Exercise description: Without the pictures, return all of the material exactly as written.

Provided material:

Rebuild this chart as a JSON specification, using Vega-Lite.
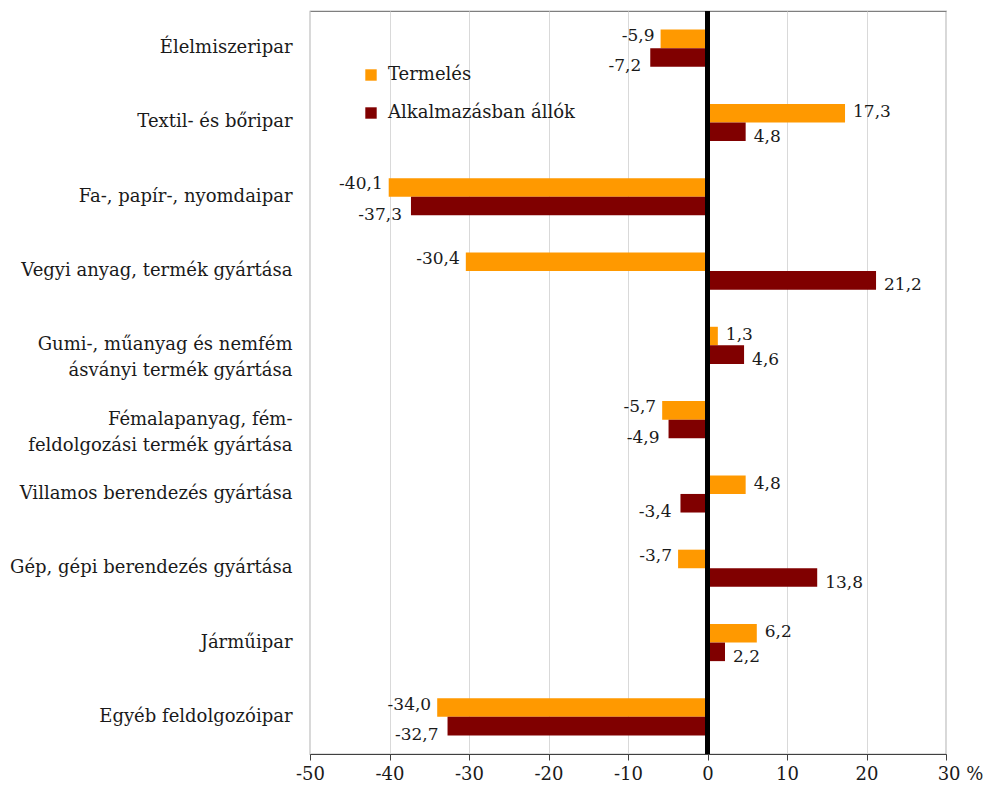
{
  "$schema": "https://vega.github.io/schema/vega-lite/v6.json",
  "autosize": "none",
  "padding": {"left": 310, "top": 11, "right": 38, "bottom": 37},
  "width": 636,
  "height": 743,
  "background": "white",
  "config": {
    "locale": {"number": {"decimal": ",", "thousands": " ", "grouping": [3], "currency": ["", ""], "minus": "-"}},
    "font": "DejaVu Serif",
    "view": {"stroke": "#7f7f7f", "strokeWidth": 1.2},
    "text": {"font": "DejaVu Serif", "fontSize": 17, "fill": "#1a1a1a"}
  },
  "data": {
    "values": [
      {"cat": "Élelmiszeripar", "series": "Termelés", "value": -5.9},
      {"cat": "Élelmiszeripar", "series": "Alkalmazásban állók", "value": -7.2},
      {"cat": "Textil- és bőripar", "series": "Termelés", "value": 17.3},
      {"cat": "Textil- és bőripar", "series": "Alkalmazásban állók", "value": 4.8},
      {"cat": "Fa-, papír-, nyomdaipar", "series": "Termelés", "value": -40.1},
      {"cat": "Fa-, papír-, nyomdaipar", "series": "Alkalmazásban állók", "value": -37.3},
      {"cat": "Vegyi anyag, termék gyártása", "series": "Termelés", "value": -30.4},
      {"cat": "Vegyi anyag, termék gyártása", "series": "Alkalmazásban állók", "value": 21.2},
      {"cat": "Gumi-, műanyag és nemfém|ásványi termék gyártása", "series": "Termelés", "value": 1.3},
      {"cat": "Gumi-, műanyag és nemfém|ásványi termék gyártása", "series": "Alkalmazásban állók", "value": 4.6},
      {"cat": "Fémalapanyag, fém-|feldolgozási termék gyártása", "series": "Termelés", "value": -5.7},
      {"cat": "Fémalapanyag, fém-|feldolgozási termék gyártása", "series": "Alkalmazásban állók", "value": -4.9},
      {"cat": "Villamos berendezés gyártása", "series": "Termelés", "value": 4.8},
      {"cat": "Villamos berendezés gyártása", "series": "Alkalmazásban állók", "value": -3.4},
      {"cat": "Gép, gépi berendezés gyártása", "series": "Termelés", "value": -3.7},
      {"cat": "Gép, gépi berendezés gyártása", "series": "Alkalmazásban állók", "value": 13.8},
      {"cat": "Járműipar", "series": "Termelés", "value": 6.2},
      {"cat": "Járműipar", "series": "Alkalmazásban állók", "value": 2.2},
      {"cat": "Egyéb feldolgozóipar", "series": "Termelés", "value": -34.0},
      {"cat": "Egyéb feldolgozóipar", "series": "Alkalmazásban állók", "value": -32.7}
    ]
  },
  "layer": [
    {
      "mark": {"type": "bar"},
      "encoding": {
        "y": {
          "field": "cat", "type": "nominal", "sort": null,
          "scale": {"paddingInner": 0.5, "paddingOuter": 0.25},
          "axis": {
            "title": null, "ticks": false, "domain": false, "grid": false,
            "labelExpr": "split(replace(datum.label, 'fém-|', 'fém-\u00a0\u00a0\u00a0\u00a0\u00a0\u00a0|'), '|')",
            "labelFont": "DejaVu Serif", "labelFontSize": 18, "labelColor": "#1a1a1a",
            "labelPadding": 18, "labelLineHeight": 26, "labelLimit": 400
          }
        },
        "yOffset": {"field": "series", "type": "nominal", "sort": ["Termelés", "Alkalmazásban állók"], "scale": {"paddingInner": 0}},
        "x": {
          "field": "value", "type": "quantitative",
          "scale": {"domain": [-50, 30], "nice": false, "zero": false},
          "axis": {
            "title": null, "values": [-50, -45, -40, -35, -30, -25, -20, -15, -10, -5, 0, 5, 10, 15, 20, 25, 30],
            "grid": true, "gridColor": "#d9d9d9", "gridWidth": 1,
            "gridOpacity": {"condition": {"test": "datum.value % 10 != 0", "value": 0}, "value": 1},
            "domainColor": "#404040", "domainWidth": 1.2,
            "tickColor": "#404040", "tickWidth": 1,
            "tickSize": {"condition": {"test": "datum.value % 10 != 0", "value": -5}, "value": 6},
            "labelFont": "DejaVu Serif", "labelFontSize": 18, "labelColor": "#1a1a1a",
            "labelPadding": 5, "labelFlush": false, "labelOverlap": false,
            "labelExpr": "datum.value % 10 != 0 ? '' : (datum.value == 30 ? '30 %' : datum.label)",
            "labelOffset": {"condition": {"test": "datum.value == 30", "value": 14}, "value": 0}
          }
        },
        "color": {
          "field": "series", "type": "nominal",
          "scale": {"domain": ["Termelés", "Alkalmazásban állók"], "range": ["#ff9900", "#800000"]},
          "legend": {
            "title": null, "orient": "none", "legendX": 52, "legendY": 55,
            "symbolType": "square", "symbolSize": 130, "symbolStrokeWidth": 0,
            "labelFont": "DejaVu Serif", "labelFontSize": 18, "labelColor": "#1a1a1a",
            "labelLimit": 400, "rowPadding": 20, "labelOffset": 8
          }
        }
      }
    },
    {
      "transform": [{"filter": "datum.value >= 0 && datum.series == 'Termelés'"}],
      "mark": {"type": "text", "align": "left", "baseline": "middle", "dx": 8, "dy": -1},
      "encoding": {
        "y": {"field": "cat", "type": "nominal", "sort": null},
        "yOffset": {"field": "series", "type": "nominal", "sort": ["Termelés", "Alkalmazásban állók"]},
        "x": {"field": "value", "type": "quantitative"},
        "text": {"field": "value", "type": "quantitative", "format": ".1f"}
      }
    },
    {
      "transform": [{"filter": "datum.value >= 0 && datum.series != 'Termelés'"}],
      "mark": {"type": "text", "align": "left", "baseline": "middle", "dx": 8, "dy": 5},
      "encoding": {
        "y": {"field": "cat", "type": "nominal", "sort": null},
        "yOffset": {"field": "series", "type": "nominal", "sort": ["Termelés", "Alkalmazásban állók"]},
        "x": {"field": "value", "type": "quantitative"},
        "text": {"field": "value", "type": "quantitative", "format": ".1f"}
      }
    },
    {
      "transform": [{"filter": "datum.value < 0 && datum.series == 'Termelés'"}],
      "mark": {"type": "text", "align": "right", "baseline": "middle", "dx": -6, "dy": -3},
      "encoding": {
        "y": {"field": "cat", "type": "nominal", "sort": null},
        "yOffset": {"field": "series", "type": "nominal", "sort": ["Termelés", "Alkalmazásban állók"]},
        "x": {"field": "value", "type": "quantitative"},
        "text": {"field": "value", "type": "quantitative", "format": ".1f"}
      }
    },
    {
      "transform": [{"filter": "datum.value < 0 && datum.series != 'Termelés'"}],
      "mark": {"type": "text", "align": "right", "baseline": "middle", "dx": -9, "dy": 9},
      "encoding": {
        "y": {"field": "cat", "type": "nominal", "sort": null},
        "yOffset": {"field": "series", "type": "nominal", "sort": ["Termelés", "Alkalmazásban állók"]},
        "x": {"field": "value", "type": "quantitative"},
        "text": {"field": "value", "type": "quantitative", "format": ".1f"}
      }
    },
    {
      "mark": {"type": "rule", "color": "black", "strokeWidth": 5},
      "encoding": {
        "x": {"datum": 0, "type": "quantitative"}
      }
    }
  ]
}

Expected answer:
Rebuild this chart as a JSON specification, using Vega-Lite.
{
  "$schema": "https://vega.github.io/schema/vega-lite/v6.json",
  "autosize": "none",
  "padding": {"left": 310, "top": 11, "right": 38, "bottom": 37},
  "width": 636,
  "height": 743,
  "background": "white",
  "config": {
    "locale": {"number": {"decimal": ",", "thousands": " ", "grouping": [3], "currency": ["", ""], "minus": "-"}},
    "font": "DejaVu Serif",
    "view": {"stroke": "#7f7f7f", "strokeWidth": 1.2},
    "text": {"font": "DejaVu Serif", "fontSize": 17, "fill": "#1a1a1a"}
  },
  "data": {
    "values": [
      {"cat": "Élelmiszeripar", "series": "Termelés", "value": -5.9},
      {"cat": "Élelmiszeripar", "series": "Alkalmazásban állók", "value": -7.2},
      {"cat": "Textil- és bőripar", "series": "Termelés", "value": 17.3},
      {"cat": "Textil- és bőripar", "series": "Alkalmazásban állók", "value": 4.8},
      {"cat": "Fa-, papír-, nyomdaipar", "series": "Termelés", "value": -40.1},
      {"cat": "Fa-, papír-, nyomdaipar", "series": "Alkalmazásban állók", "value": -37.3},
      {"cat": "Vegyi anyag, termék gyártása", "series": "Termelés", "value": -30.4},
      {"cat": "Vegyi anyag, termék gyártása", "series": "Alkalmazásban állók", "value": 21.2},
      {"cat": "Gumi-, műanyag és nemfém|ásványi termék gyártása", "series": "Termelés", "value": 1.3},
      {"cat": "Gumi-, műanyag és nemfém|ásványi termék gyártása", "series": "Alkalmazásban állók", "value": 4.6},
      {"cat": "Fémalapanyag, fém-|feldolgozási termék gyártása", "series": "Termelés", "value": -5.7},
      {"cat": "Fémalapanyag, fém-|feldolgozási termék gyártása", "series": "Alkalmazásban állók", "value": -4.9},
      {"cat": "Villamos berendezés gyártása", "series": "Termelés", "value": 4.8},
      {"cat": "Villamos berendezés gyártása", "series": "Alkalmazásban állók", "value": -3.4},
      {"cat": "Gép, gépi berendezés gyártása", "series": "Termelés", "value": -3.7},
      {"cat": "Gép, gépi berendezés gyártása", "series": "Alkalmazásban állók", "value": 13.8},
      {"cat": "Járműipar", "series": "Termelés", "value": 6.2},
      {"cat": "Járműipar", "series": "Alkalmazásban állók", "value": 2.2},
      {"cat": "Egyéb feldolgozóipar", "series": "Termelés", "value": -34.0},
      {"cat": "Egyéb feldolgozóipar", "series": "Alkalmazásban állók", "value": -32.7}
    ]
  },
  "layer": [
    {
      "mark": {"type": "bar"},
      "encoding": {
        "y": {
          "field": "cat", "type": "nominal", "sort": null,
          "scale": {"paddingInner": 0.5, "paddingOuter": 0.25},
          "axis": {
            "title": null, "ticks": false, "domain": false, "grid": false,
            "labelExpr": "split(replace(datum.label, 'fém-|', 'fém-\u00a0\u00a0\u00a0\u00a0\u00a0\u00a0|'), '|')",
            "labelFont": "DejaVu Serif", "labelFontSize": 18, "labelColor": "#1a1a1a",
            "labelPadding": 18, "labelLineHeight": 26, "labelLimit": 400
          }
        },
        "yOffset": {"field": "series", "type": "nominal", "sort": ["Termelés", "Alkalmazásban állók"], "scale": {"paddingInner": 0}},
        "x": {
          "field": "value", "type": "quantitative",
          "scale": {"domain": [-50, 30], "nice": false, "zero": false},
          "axis": {
            "title": null, "values": [-50, -45, -40, -35, -30, -25, -20, -15, -10, -5, 0, 5, 10, 15, 20, 25, 30],
            "grid": true, "gridColor": "#d9d9d9", "gridWidth": 1,
            "gridOpacity": {"condition": {"test": "datum.value % 10 != 0", "value": 0}, "value": 1},
            "domainColor": "#404040", "domainWidth": 1.2,
            "tickColor": "#404040", "tickWidth": 1,
            "tickSize": {"condition": {"test": "datum.value % 10 != 0", "value": -5}, "value": 6},
            "labelFont": "DejaVu Serif", "labelFontSize": 18, "labelColor": "#1a1a1a",
            "labelPadding": 5, "labelFlush": false, "labelOverlap": false,
            "labelExpr": "datum.value % 10 != 0 ? '' : (datum.value == 30 ? '30 %' : datum.label)",
            "labelOffset": {"condition": {"test": "datum.value == 30", "value": 14}, "value": 0}
          }
        },
        "color": {
          "field": "series", "type": "nominal",
          "scale": {"domain": ["Termelés", "Alkalmazásban állók"], "range": ["#ff9900", "#800000"]},
          "legend": {
            "title": null, "orient": "none", "legendX": 52, "legendY": 55,
            "symbolType": "square", "symbolSize": 130, "symbolStrokeWidth": 0,
            "labelFont": "DejaVu Serif", "labelFontSize": 18, "labelColor": "#1a1a1a",
            "labelLimit": 400, "rowPadding": 20, "labelOffset": 8
          }
        }
      }
    },
    {
      "transform": [{"filter": "datum.value >= 0 && datum.series == 'Termelés'"}],
      "mark": {"type": "text", "align": "left", "baseline": "middle", "dx": 8, "dy": -1},
      "encoding": {
        "y": {"field": "cat", "type": "nominal", "sort": null},
        "yOffset": {"field": "series", "type": "nominal", "sort": ["Termelés", "Alkalmazásban állók"]},
        "x": {"field": "value", "type": "quantitative"},
        "text": {"field": "value", "type": "quantitative", "format": ".1f"}
      }
    },
    {
      "transform": [{"filter": "datum.value >= 0 && datum.series != 'Termelés'"}],
      "mark": {"type": "text", "align": "left", "baseline": "middle", "dx": 8, "dy": 5},
      "encoding": {
        "y": {"field": "cat", "type": "nominal", "sort": null},
        "yOffset": {"field": "series", "type": "nominal", "sort": ["Termelés", "Alkalmazásban állók"]},
        "x": {"field": "value", "type": "quantitative"},
        "text": {"field": "value", "type": "quantitative", "format": ".1f"}
      }
    },
    {
      "transform": [{"filter": "datum.value < 0 && datum.series == 'Termelés'"}],
      "mark": {"type": "text", "align": "right", "baseline": "middle", "dx": -6, "dy": -3},
      "encoding": {
        "y": {"field": "cat", "type": "nominal", "sort": null},
        "yOffset": {"field": "series", "type": "nominal", "sort": ["Termelés", "Alkalmazásban állók"]},
        "x": {"field": "value", "type": "quantitative"},
        "text": {"field": "value", "type": "quantitative", "format": ".1f"}
      }
    },
    {
      "transform": [{"filter": "datum.value < 0 && datum.series != 'Termelés'"}],
      "mark": {"type": "text", "align": "right", "baseline": "middle", "dx": -9, "dy": 9},
      "encoding": {
        "y": {"field": "cat", "type": "nominal", "sort": null},
        "yOffset": {"field": "series", "type": "nominal", "sort": ["Termelés", "Alkalmazásban állók"]},
        "x": {"field": "value", "type": "quantitative"},
        "text": {"field": "value", "type": "quantitative", "format": ".1f"}
      }
    },
    {
      "mark": {"type": "rule", "color": "black", "strokeWidth": 5},
      "encoding": {
        "x": {"datum": 0, "type": "quantitative"}
      }
    }
  ]
}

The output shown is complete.